Dimitris svela che Still Life - valsogli una nuova commissione dal Théâtre de la Ville per il 2017, non riguarda solo Camus e la mitologia, ma anche la percezione visiva. «Volevo scoprire l’effetto di una sigaretta intrappolata in un grande cellophane e mi sono chiesto come potevo catturare il fumo nella plastica, solo allora ho appeso quell’elemento in cielo e ho pensato a una sfera planetaria». Importante per questo coreografo atipico è «mutare ciò che conosciamo in altro: la trasformazione, anche del corpo umano, è fonte di energia artistica». E infatti d’improvviso quel pianeta impalpabile e misterioso s’incendia dal di dentro, e illumina come un sole benevolo la scena scabra.
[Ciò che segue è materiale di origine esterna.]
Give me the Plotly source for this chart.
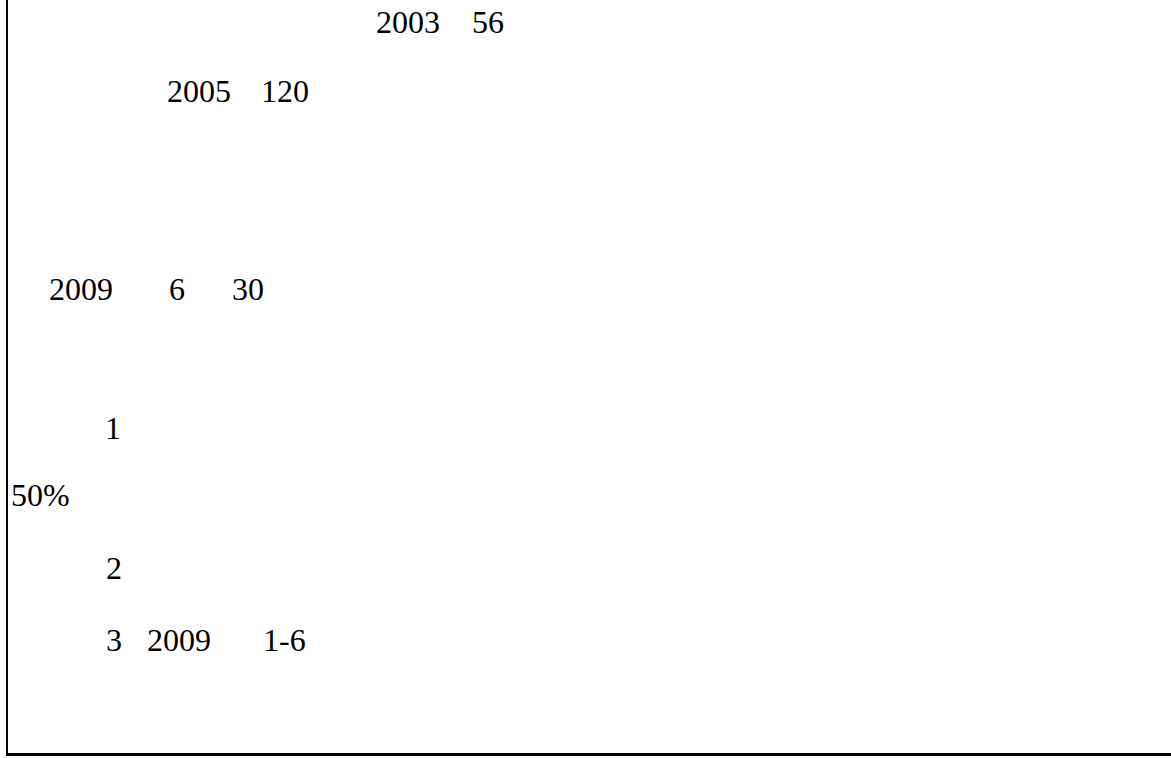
import plotly.graph_objects as go

# Visible text fragments (the source's CJK glyphs were not rendered)
fragments = ["2003", "56", "2005", "120", "2009", "6", "30",
             "1", "50%", "2", "3", "2009", "1-6"]

# Layout positions of the fragments (page pixels: left edge, vertical centre)
frag_x = [375, 471, 166, 260, 48, 168, 231, 104, 10, 105, 105, 146, 262]
frag_y = [21.5, 21.5, 91, 91, 288.5, 288.5, 288.5,
          427.5, 495, 567.5, 639.5, 639.5, 639.5]

W, H = 1171, 758
FW, FH = 1190, 770  # canvas slightly larger than the window; edges fall off-screen

fig = go.Figure()

for t, x, y in zip(fragments, frag_x, frag_y):
    fig.add_annotation(x=x, y=y, text=t, showarrow=False,
                       xanchor="left", yanchor="middle", borderpad=0,
                       font=dict(family="Liberation Serif", size=32,
                                 color="black"))

# white mask over the right edge of the canvas
fig.add_shape(type="rect", xref="x", yref="y", x0=1150, x1=FW + 20,
              y0=-20, y1=751, fillcolor="white", line=dict(width=0),
              layer="above")

# frame lines: left and bottom
fig.add_shape(type="line", xref="x", yref="y", x0=7, x1=7, y0=0, y1=755,
              line=dict(color="black", width=2))
fig.add_shape(type="line", xref="x", yref="y", x0=6, x1=FW, y0=754.5, y1=754.5,
              line=dict(color="black", width=3))

axis_off = dict(visible=False, showline=False, zeroline=False, showgrid=False,
                showticklabels=False, fixedrange=True)
fig.update_layout(
    width=FW, height=FH,
    margin=dict(l=0, r=0, t=0, b=0),
    paper_bgcolor="white", plot_bgcolor="white",
    xaxis=dict(range=[0, FW], **axis_off),
    yaxis=dict(range=[FH, 0], **axis_off),
    showlegend=False,
)

fig.write_html(
    "out.html",
    config={"displayModeBar": False, "staticPlot": True},
    post_script=(
        "document.body.style.margin='0px';"
        "document.body.style.overflow='hidden';"
        "document.documentElement.style.overflow='hidden';"
    ),
)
Di lì a poco si assiste pure a un piccolo banchetto: giù dal palcoscenico, tutti gli interpreti sono allegramente riuniti sotto il calore di fiammate luminose. «Bisogna immaginare Sisifo felice, scrive Albert Camus nel suo celebre saggio che ho letto e riletto, per questo si gioisce pur tornando a trasportare mattoni, a sgretolare maschere di cemento; la vita continua in sopportazione». Con un tocco di assurdità: come vuole il sottotitolo del saggio di Camus: Still Life si apre con lo stesso Dimitris seduto su di una sedia che non c’è, e alla fine di nuovo accomodato sul nulla. L’ironia si mescola a un incredibile contorsione delle membra umane, da lui definita «puro illusionismo ottico».

«Ho imparato dal butoh a distorcere i corpi, ma la mia conoscenza nelle arti visive mi consente di creare solo delle finte macellerie fisiche. Non c’è dolore nelle mie gambe spezzate in Primal Matter o nelle collisioni tra arti di Still Life». Qui emergono dettagli anche assai raffinati. Le giacche nere degli interpreti sono tutte marchiate da una mezza luna, quasi un soffio di calce. «Ognuno è replicante di chi si sobbarca il peso di muri e rocce, ma è anche angelo senza più ali. Peso e sogno di leggerezza richiamano una mia prediletta immagine di Magritte». Particolare anche il ruolo della donna, pure portatrice di pesi «è, quasi sempre nel mio teatro visivo e di danza, archetipo mitico; in Still Life ha quattro gambe quando conficcata nella roccia, e un plexiglas semovente davanti a se quando vibra in abito lungo “à la Bausch”. Su di lei si creano effetti di luce sconvolgenti, nati dalla mia passione per Nikola Tesla, lo scienziato serbo sentiva la presenza di oggetti nel buio e vedeva lampi di luce interferire con la visione reale».

Sogni, magie, archetipi, miti greci: tutti riferimenti utili alla confezione di paesaggi esteriori/interiori complessi ma celati da semplicità linguistica. Il segno di Papaioannou è forte in questi tempi ricchi di danza ma non sempre in grado di trasformare la banalità in poesia.